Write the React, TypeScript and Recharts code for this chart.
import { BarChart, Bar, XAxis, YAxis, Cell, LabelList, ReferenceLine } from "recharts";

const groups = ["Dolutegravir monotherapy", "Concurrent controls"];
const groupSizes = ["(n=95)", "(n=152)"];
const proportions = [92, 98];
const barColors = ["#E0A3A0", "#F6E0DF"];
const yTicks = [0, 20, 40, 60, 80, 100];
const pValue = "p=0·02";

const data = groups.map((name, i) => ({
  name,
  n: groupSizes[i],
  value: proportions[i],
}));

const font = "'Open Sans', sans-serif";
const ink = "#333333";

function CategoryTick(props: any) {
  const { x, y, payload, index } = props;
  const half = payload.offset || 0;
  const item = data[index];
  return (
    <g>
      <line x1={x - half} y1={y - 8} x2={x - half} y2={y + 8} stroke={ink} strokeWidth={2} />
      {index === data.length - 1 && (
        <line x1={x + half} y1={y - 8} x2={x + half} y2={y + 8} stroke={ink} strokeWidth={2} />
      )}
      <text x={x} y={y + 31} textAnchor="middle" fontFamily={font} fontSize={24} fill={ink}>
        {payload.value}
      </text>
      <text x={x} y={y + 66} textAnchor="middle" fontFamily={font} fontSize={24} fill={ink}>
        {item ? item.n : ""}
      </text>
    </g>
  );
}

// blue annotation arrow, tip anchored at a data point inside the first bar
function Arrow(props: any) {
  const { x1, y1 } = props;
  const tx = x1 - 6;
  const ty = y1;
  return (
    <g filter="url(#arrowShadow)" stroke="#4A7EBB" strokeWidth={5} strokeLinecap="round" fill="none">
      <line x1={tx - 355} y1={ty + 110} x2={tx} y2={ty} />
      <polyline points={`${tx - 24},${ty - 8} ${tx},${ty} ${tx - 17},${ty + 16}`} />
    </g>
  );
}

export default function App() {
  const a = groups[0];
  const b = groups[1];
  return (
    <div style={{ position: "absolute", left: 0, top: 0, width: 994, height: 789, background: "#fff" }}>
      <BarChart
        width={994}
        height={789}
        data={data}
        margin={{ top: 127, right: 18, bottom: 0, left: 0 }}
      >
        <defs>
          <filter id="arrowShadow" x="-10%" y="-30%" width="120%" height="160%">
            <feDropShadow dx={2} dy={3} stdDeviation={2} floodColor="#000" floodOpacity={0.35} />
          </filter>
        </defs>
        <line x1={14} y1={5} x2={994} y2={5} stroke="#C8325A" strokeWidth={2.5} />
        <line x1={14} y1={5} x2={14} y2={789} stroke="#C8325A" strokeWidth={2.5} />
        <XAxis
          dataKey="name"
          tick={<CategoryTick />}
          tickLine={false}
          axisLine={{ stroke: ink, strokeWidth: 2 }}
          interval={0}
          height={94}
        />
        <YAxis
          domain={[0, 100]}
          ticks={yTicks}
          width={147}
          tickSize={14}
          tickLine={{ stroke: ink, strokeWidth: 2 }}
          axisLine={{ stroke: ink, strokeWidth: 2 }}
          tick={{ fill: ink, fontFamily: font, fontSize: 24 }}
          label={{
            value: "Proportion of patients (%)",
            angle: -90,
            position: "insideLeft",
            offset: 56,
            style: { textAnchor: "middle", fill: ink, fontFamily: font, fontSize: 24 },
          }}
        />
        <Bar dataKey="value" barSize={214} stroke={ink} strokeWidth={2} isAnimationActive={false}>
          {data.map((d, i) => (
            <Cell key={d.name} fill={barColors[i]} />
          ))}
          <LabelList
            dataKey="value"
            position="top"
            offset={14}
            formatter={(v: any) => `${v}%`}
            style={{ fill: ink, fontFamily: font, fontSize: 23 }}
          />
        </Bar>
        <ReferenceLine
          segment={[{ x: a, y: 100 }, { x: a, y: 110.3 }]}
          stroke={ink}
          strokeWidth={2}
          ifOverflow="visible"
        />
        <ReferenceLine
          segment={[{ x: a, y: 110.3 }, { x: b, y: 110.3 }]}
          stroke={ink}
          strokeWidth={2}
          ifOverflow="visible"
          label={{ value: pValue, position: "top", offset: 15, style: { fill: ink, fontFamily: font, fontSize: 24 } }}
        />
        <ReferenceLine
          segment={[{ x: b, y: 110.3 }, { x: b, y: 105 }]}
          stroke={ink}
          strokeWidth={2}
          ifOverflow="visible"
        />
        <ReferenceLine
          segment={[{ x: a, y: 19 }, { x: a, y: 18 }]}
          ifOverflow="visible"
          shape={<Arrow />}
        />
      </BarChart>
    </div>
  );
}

=======

**Exercise task:** Make an exact copy of the data above.

**Answer to this exercise:**
Write the React, TypeScript and Recharts code for this chart.
import { BarChart, Bar, XAxis, YAxis, Cell, LabelList, ReferenceLine } from "recharts";

const groups = ["Dolutegravir monotherapy", "Concurrent controls"];
const groupSizes = ["(n=95)", "(n=152)"];
const proportions = [92, 98];
const barColors = ["#E0A3A0", "#F6E0DF"];
const yTicks = [0, 20, 40, 60, 80, 100];
const pValue = "p=0·02";

const data = groups.map((name, i) => ({
  name,
  n: groupSizes[i],
  value: proportions[i],
}));

const font = "'Open Sans', sans-serif";
const ink = "#333333";

function CategoryTick(props: any) {
  const { x, y, payload, index } = props;
  const half = payload.offset || 0;
  const item = data[index];
  return (
    <g>
      <line x1={x - half} y1={y - 8} x2={x - half} y2={y + 8} stroke={ink} strokeWidth={2} />
      {index === data.length - 1 && (
        <line x1={x + half} y1={y - 8} x2={x + half} y2={y + 8} stroke={ink} strokeWidth={2} />
      )}
      <text x={x} y={y + 31} textAnchor="middle" fontFamily={font} fontSize={24} fill={ink}>
        {payload.value}
      </text>
      <text x={x} y={y + 66} textAnchor="middle" fontFamily={font} fontSize={24} fill={ink}>
        {item ? item.n : ""}
      </text>
    </g>
  );
}

// blue annotation arrow, tip anchored at a data point inside the first bar
function Arrow(props: any) {
  const { x1, y1 } = props;
  const tx = x1 - 6;
  const ty = y1;
  return (
    <g filter="url(#arrowShadow)" stroke="#4A7EBB" strokeWidth={5} strokeLinecap="round" fill="none">
      <line x1={tx - 355} y1={ty + 110} x2={tx} y2={ty} />
      <polyline points={`${tx - 24},${ty - 8} ${tx},${ty} ${tx - 17},${ty + 16}`} />
    </g>
  );
}

export default function App() {
  const a = groups[0];
  const b = groups[1];
  return (
    <div style={{ position: "absolute", left: 0, top: 0, width: 994, height: 789, background: "#fff" }}>
      <BarChart
        width={994}
        height={789}
        data={data}
        margin={{ top: 127, right: 18, bottom: 0, left: 0 }}
      >
        <defs>
          <filter id="arrowShadow" x="-10%" y="-30%" width="120%" height="160%">
            <feDropShadow dx={2} dy={3} stdDeviation={2} floodColor="#000" floodOpacity={0.35} />
          </filter>
        </defs>
        <line x1={14} y1={5} x2={994} y2={5} stroke="#C8325A" strokeWidth={2.5} />
        <line x1={14} y1={5} x2={14} y2={789} stroke="#C8325A" strokeWidth={2.5} />
        <XAxis
          dataKey="name"
          tick={<CategoryTick />}
          tickLine={false}
          axisLine={{ stroke: ink, strokeWidth: 2 }}
          interval={0}
          height={94}
        />
        <YAxis
          domain={[0, 100]}
          ticks={yTicks}
          width={147}
          tickSize={14}
          tickLine={{ stroke: ink, strokeWidth: 2 }}
          axisLine={{ stroke: ink, strokeWidth: 2 }}
          tick={{ fill: ink, fontFamily: font, fontSize: 24 }}
          label={{
            value: "Proportion of patients (%)",
            angle: -90,
            position: "insideLeft",
            offset: 56,
            style: { textAnchor: "middle", fill: ink, fontFamily: font, fontSize: 24 },
          }}
        />
        <Bar dataKey="value" barSize={214} stroke={ink} strokeWidth={2} isAnimationActive={false}>
          {data.map((d, i) => (
            <Cell key={d.name} fill={barColors[i]} />
          ))}
          <LabelList
            dataKey="value"
            position="top"
            offset={14}
            formatter={(v: any) => `${v}%`}
            style={{ fill: ink, fontFamily: font, fontSize: 23 }}
          />
        </Bar>
        <ReferenceLine
          segment={[{ x: a, y: 100 }, { x: a, y: 110.3 }]}
          stroke={ink}
          strokeWidth={2}
          ifOverflow="visible"
        />
        <ReferenceLine
          segment={[{ x: a, y: 110.3 }, { x: b, y: 110.3 }]}
          stroke={ink}
          strokeWidth={2}
          ifOverflow="visible"
          label={{ value: pValue, position: "top", offset: 15, style: { fill: ink, fontFamily: font, fontSize: 24 } }}
        />
        <ReferenceLine
          segment={[{ x: b, y: 110.3 }, { x: b, y: 105 }]}
          stroke={ink}
          strokeWidth={2}
          ifOverflow="visible"
        />
        <ReferenceLine
          segment={[{ x: a, y: 19 }, { x: a, y: 18 }]}
          ifOverflow="visible"
          shape={<Arrow />}
        />
      </BarChart>
    </div>
  );
}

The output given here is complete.